» **What is needed**
Drop the pictures, then extract the listing word for word.

....

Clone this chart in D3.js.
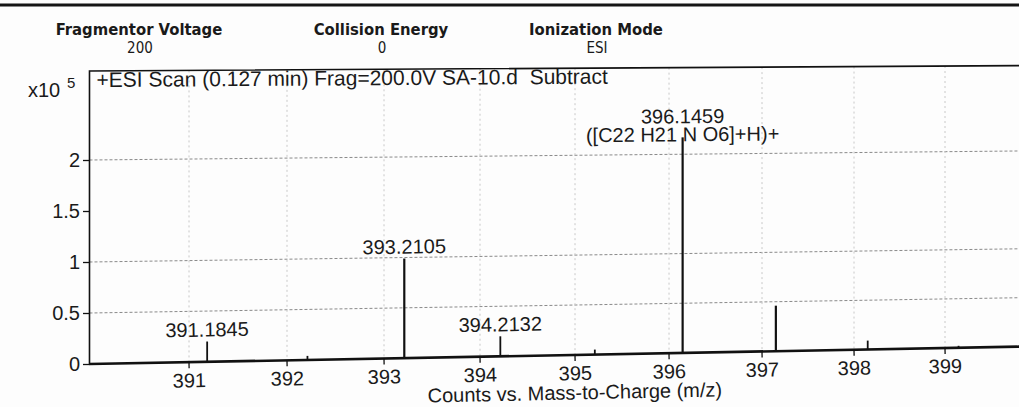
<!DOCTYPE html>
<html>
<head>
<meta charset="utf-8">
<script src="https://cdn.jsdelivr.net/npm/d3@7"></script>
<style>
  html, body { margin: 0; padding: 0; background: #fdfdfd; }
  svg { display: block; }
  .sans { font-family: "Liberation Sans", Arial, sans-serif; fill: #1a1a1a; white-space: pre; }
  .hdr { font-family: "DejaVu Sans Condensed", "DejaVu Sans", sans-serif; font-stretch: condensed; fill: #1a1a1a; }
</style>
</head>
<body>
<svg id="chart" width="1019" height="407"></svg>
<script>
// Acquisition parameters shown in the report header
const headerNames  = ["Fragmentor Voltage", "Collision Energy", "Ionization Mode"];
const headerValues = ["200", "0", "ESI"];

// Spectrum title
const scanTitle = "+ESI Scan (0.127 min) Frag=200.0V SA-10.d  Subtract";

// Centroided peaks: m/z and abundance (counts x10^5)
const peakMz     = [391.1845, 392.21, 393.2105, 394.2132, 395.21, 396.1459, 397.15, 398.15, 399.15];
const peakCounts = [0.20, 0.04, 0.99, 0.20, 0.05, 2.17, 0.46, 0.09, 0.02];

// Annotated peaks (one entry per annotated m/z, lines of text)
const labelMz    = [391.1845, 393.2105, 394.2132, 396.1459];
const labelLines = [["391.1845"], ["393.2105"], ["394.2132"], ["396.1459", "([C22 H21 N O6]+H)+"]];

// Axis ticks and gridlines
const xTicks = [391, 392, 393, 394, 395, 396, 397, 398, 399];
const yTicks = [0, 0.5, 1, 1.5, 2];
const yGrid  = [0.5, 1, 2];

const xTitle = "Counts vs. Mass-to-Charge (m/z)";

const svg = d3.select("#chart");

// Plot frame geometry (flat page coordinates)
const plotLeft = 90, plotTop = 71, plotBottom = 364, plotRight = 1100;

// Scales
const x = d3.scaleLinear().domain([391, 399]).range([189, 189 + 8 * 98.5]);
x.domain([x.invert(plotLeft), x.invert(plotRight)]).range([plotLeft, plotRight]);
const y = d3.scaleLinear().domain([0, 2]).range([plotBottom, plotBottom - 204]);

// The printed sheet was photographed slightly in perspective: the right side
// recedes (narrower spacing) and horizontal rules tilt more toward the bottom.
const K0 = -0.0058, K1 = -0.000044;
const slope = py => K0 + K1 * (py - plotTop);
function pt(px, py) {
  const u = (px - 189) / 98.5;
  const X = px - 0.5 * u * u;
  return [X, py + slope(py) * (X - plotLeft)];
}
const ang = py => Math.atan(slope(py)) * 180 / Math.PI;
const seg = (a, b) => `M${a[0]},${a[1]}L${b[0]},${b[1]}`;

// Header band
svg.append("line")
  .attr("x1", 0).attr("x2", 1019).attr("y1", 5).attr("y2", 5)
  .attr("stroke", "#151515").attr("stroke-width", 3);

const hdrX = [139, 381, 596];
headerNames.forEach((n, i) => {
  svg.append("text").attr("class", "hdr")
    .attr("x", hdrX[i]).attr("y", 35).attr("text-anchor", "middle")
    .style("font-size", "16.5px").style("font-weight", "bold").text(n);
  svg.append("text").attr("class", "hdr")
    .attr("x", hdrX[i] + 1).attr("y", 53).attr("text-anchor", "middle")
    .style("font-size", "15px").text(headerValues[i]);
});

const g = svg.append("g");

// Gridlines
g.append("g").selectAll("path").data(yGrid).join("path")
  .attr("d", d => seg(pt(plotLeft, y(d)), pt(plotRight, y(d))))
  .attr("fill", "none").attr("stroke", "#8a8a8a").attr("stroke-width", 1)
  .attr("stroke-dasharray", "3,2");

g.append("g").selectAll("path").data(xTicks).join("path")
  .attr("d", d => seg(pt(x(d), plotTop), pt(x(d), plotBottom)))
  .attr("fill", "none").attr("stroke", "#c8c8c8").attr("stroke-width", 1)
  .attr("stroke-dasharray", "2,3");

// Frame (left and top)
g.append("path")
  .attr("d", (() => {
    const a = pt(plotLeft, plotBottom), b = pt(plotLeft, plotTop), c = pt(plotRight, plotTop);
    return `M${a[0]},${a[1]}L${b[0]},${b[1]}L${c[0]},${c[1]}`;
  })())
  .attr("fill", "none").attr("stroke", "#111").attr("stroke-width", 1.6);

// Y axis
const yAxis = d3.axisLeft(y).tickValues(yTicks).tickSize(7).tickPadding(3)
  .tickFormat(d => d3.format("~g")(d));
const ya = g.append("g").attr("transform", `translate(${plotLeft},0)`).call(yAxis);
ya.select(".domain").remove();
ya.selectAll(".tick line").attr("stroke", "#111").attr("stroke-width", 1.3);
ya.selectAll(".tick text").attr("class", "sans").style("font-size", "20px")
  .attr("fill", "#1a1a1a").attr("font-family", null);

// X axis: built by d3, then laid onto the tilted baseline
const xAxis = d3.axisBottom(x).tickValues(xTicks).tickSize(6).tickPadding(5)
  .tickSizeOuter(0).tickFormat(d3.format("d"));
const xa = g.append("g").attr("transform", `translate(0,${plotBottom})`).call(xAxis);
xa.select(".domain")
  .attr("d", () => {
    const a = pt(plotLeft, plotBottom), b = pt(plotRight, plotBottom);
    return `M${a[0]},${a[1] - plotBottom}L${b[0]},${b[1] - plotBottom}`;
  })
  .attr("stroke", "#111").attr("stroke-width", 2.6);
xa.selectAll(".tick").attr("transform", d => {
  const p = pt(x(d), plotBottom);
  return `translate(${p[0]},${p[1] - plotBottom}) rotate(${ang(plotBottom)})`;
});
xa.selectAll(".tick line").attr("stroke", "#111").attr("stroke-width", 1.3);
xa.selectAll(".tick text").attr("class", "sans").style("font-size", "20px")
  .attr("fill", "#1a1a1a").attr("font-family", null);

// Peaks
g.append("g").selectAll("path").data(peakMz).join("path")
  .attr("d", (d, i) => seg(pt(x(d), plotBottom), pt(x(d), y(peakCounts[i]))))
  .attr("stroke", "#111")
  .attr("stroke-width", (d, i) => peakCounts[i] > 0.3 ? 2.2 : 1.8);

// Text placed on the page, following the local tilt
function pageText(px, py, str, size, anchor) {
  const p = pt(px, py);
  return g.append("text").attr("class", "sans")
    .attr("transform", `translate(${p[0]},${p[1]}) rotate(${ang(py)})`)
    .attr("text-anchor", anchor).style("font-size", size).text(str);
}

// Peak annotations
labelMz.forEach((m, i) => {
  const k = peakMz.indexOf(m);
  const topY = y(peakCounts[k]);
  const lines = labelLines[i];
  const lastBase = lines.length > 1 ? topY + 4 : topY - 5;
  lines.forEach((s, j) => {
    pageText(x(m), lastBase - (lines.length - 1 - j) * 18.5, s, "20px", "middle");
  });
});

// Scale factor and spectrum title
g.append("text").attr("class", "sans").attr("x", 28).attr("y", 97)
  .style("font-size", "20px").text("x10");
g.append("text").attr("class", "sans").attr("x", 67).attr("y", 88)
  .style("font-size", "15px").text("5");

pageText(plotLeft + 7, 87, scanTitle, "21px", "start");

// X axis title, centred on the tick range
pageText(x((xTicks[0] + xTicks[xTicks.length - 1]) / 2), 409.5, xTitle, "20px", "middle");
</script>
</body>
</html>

....

» **The answer**
Clone this chart in D3.js.
<!DOCTYPE html>
<html>
<head>
<meta charset="utf-8">
<script src="https://cdn.jsdelivr.net/npm/d3@7"></script>
<style>
  html, body { margin: 0; padding: 0; background: #fdfdfd; }
  svg { display: block; }
  .sans { font-family: "Liberation Sans", Arial, sans-serif; fill: #1a1a1a; white-space: pre; }
  .hdr { font-family: "DejaVu Sans Condensed", "DejaVu Sans", sans-serif; font-stretch: condensed; fill: #1a1a1a; }
</style>
</head>
<body>
<svg id="chart" width="1019" height="407"></svg>
<script>
// Acquisition parameters shown in the report header
const headerNames  = ["Fragmentor Voltage", "Collision Energy", "Ionization Mode"];
const headerValues = ["200", "0", "ESI"];

// Spectrum title
const scanTitle = "+ESI Scan (0.127 min) Frag=200.0V SA-10.d  Subtract";

// Centroided peaks: m/z and abundance (counts x10^5)
const peakMz     = [391.1845, 392.21, 393.2105, 394.2132, 395.21, 396.1459, 397.15, 398.15, 399.15];
const peakCounts = [0.20, 0.04, 0.99, 0.20, 0.05, 2.17, 0.46, 0.09, 0.02];

// Annotated peaks (one entry per annotated m/z, lines of text)
const labelMz    = [391.1845, 393.2105, 394.2132, 396.1459];
const labelLines = [["391.1845"], ["393.2105"], ["394.2132"], ["396.1459", "([C22 H21 N O6]+H)+"]];

// Axis ticks and gridlines
const xTicks = [391, 392, 393, 394, 395, 396, 397, 398, 399];
const yTicks = [0, 0.5, 1, 1.5, 2];
const yGrid  = [0.5, 1, 2];

const xTitle = "Counts vs. Mass-to-Charge (m/z)";

const svg = d3.select("#chart");

// Plot frame geometry (flat page coordinates)
const plotLeft = 90, plotTop = 71, plotBottom = 364, plotRight = 1100;

// Scales
const x = d3.scaleLinear().domain([391, 399]).range([189, 189 + 8 * 98.5]);
x.domain([x.invert(plotLeft), x.invert(plotRight)]).range([plotLeft, plotRight]);
const y = d3.scaleLinear().domain([0, 2]).range([plotBottom, plotBottom - 204]);

// The printed sheet was photographed slightly in perspective: the right side
// recedes (narrower spacing) and horizontal rules tilt more toward the bottom.
const K0 = -0.0058, K1 = -0.000044;
const slope = py => K0 + K1 * (py - plotTop);
function pt(px, py) {
  const u = (px - 189) / 98.5;
  const X = px - 0.5 * u * u;
  return [X, py + slope(py) * (X - plotLeft)];
}
const ang = py => Math.atan(slope(py)) * 180 / Math.PI;
const seg = (a, b) => `M${a[0]},${a[1]}L${b[0]},${b[1]}`;

// Header band
svg.append("line")
  .attr("x1", 0).attr("x2", 1019).attr("y1", 5).attr("y2", 5)
  .attr("stroke", "#151515").attr("stroke-width", 3);

const hdrX = [139, 381, 596];
headerNames.forEach((n, i) => {
  svg.append("text").attr("class", "hdr")
    .attr("x", hdrX[i]).attr("y", 35).attr("text-anchor", "middle")
    .style("font-size", "16.5px").style("font-weight", "bold").text(n);
  svg.append("text").attr("class", "hdr")
    .attr("x", hdrX[i] + 1).attr("y", 53).attr("text-anchor", "middle")
    .style("font-size", "15px").text(headerValues[i]);
});

const g = svg.append("g");

// Gridlines
g.append("g").selectAll("path").data(yGrid).join("path")
  .attr("d", d => seg(pt(plotLeft, y(d)), pt(plotRight, y(d))))
  .attr("fill", "none").attr("stroke", "#8a8a8a").attr("stroke-width", 1)
  .attr("stroke-dasharray", "3,2");

g.append("g").selectAll("path").data(xTicks).join("path")
  .attr("d", d => seg(pt(x(d), plotTop), pt(x(d), plotBottom)))
  .attr("fill", "none").attr("stroke", "#c8c8c8").attr("stroke-width", 1)
  .attr("stroke-dasharray", "2,3");

// Frame (left and top)
g.append("path")
  .attr("d", (() => {
    const a = pt(plotLeft, plotBottom), b = pt(plotLeft, plotTop), c = pt(plotRight, plotTop);
    return `M${a[0]},${a[1]}L${b[0]},${b[1]}L${c[0]},${c[1]}`;
  })())
  .attr("fill", "none").attr("stroke", "#111").attr("stroke-width", 1.6);

// Y axis
const yAxis = d3.axisLeft(y).tickValues(yTicks).tickSize(7).tickPadding(3)
  .tickFormat(d => d3.format("~g")(d));
const ya = g.append("g").attr("transform", `translate(${plotLeft},0)`).call(yAxis);
ya.select(".domain").remove();
ya.selectAll(".tick line").attr("stroke", "#111").attr("stroke-width", 1.3);
ya.selectAll(".tick text").attr("class", "sans").style("font-size", "20px")
  .attr("fill", "#1a1a1a").attr("font-family", null);

// X axis: built by d3, then laid onto the tilted baseline
const xAxis = d3.axisBottom(x).tickValues(xTicks).tickSize(6).tickPadding(5)
  .tickSizeOuter(0).tickFormat(d3.format("d"));
const xa = g.append("g").attr("transform", `translate(0,${plotBottom})`).call(xAxis);
xa.select(".domain")
  .attr("d", () => {
    const a = pt(plotLeft, plotBottom), b = pt(plotRight, plotBottom);
    return `M${a[0]},${a[1] - plotBottom}L${b[0]},${b[1] - plotBottom}`;
  })
  .attr("stroke", "#111").attr("stroke-width", 2.6);
xa.selectAll(".tick").attr("transform", d => {
  const p = pt(x(d), plotBottom);
  return `translate(${p[0]},${p[1] - plotBottom}) rotate(${ang(plotBottom)})`;
});
xa.selectAll(".tick line").attr("stroke", "#111").attr("stroke-width", 1.3);
xa.selectAll(".tick text").attr("class", "sans").style("font-size", "20px")
  .attr("fill", "#1a1a1a").attr("font-family", null);

// Peaks
g.append("g").selectAll("path").data(peakMz).join("path")
  .attr("d", (d, i) => seg(pt(x(d), plotBottom), pt(x(d), y(peakCounts[i]))))
  .attr("stroke", "#111")
  .attr("stroke-width", (d, i) => peakCounts[i] > 0.3 ? 2.2 : 1.8);

// Text placed on the page, following the local tilt
function pageText(px, py, str, size, anchor) {
  const p = pt(px, py);
  return g.append("text").attr("class", "sans")
    .attr("transform", `translate(${p[0]},${p[1]}) rotate(${ang(py)})`)
    .attr("text-anchor", anchor).style("font-size", size).text(str);
}

// Peak annotations
labelMz.forEach((m, i) => {
  const k = peakMz.indexOf(m);
  const topY = y(peakCounts[k]);
  const lines = labelLines[i];
  const lastBase = lines.length > 1 ? topY + 4 : topY - 5;
  lines.forEach((s, j) => {
    pageText(x(m), lastBase - (lines.length - 1 - j) * 18.5, s, "20px", "middle");
  });
});

// Scale factor and spectrum title
g.append("text").attr("class", "sans").attr("x", 28).attr("y", 97)
  .style("font-size", "20px").text("x10");
g.append("text").attr("class", "sans").attr("x", 67).attr("y", 88)
  .style("font-size", "15px").text("5");

pageText(plotLeft + 7, 87, scanTitle, "21px", "start");

// X axis title, centred on the tick range
pageText(x((xTicks[0] + xTicks[xTicks.length - 1]) / 2), 409.5, xTitle, "20px", "middle");
</script>
</body>
</html>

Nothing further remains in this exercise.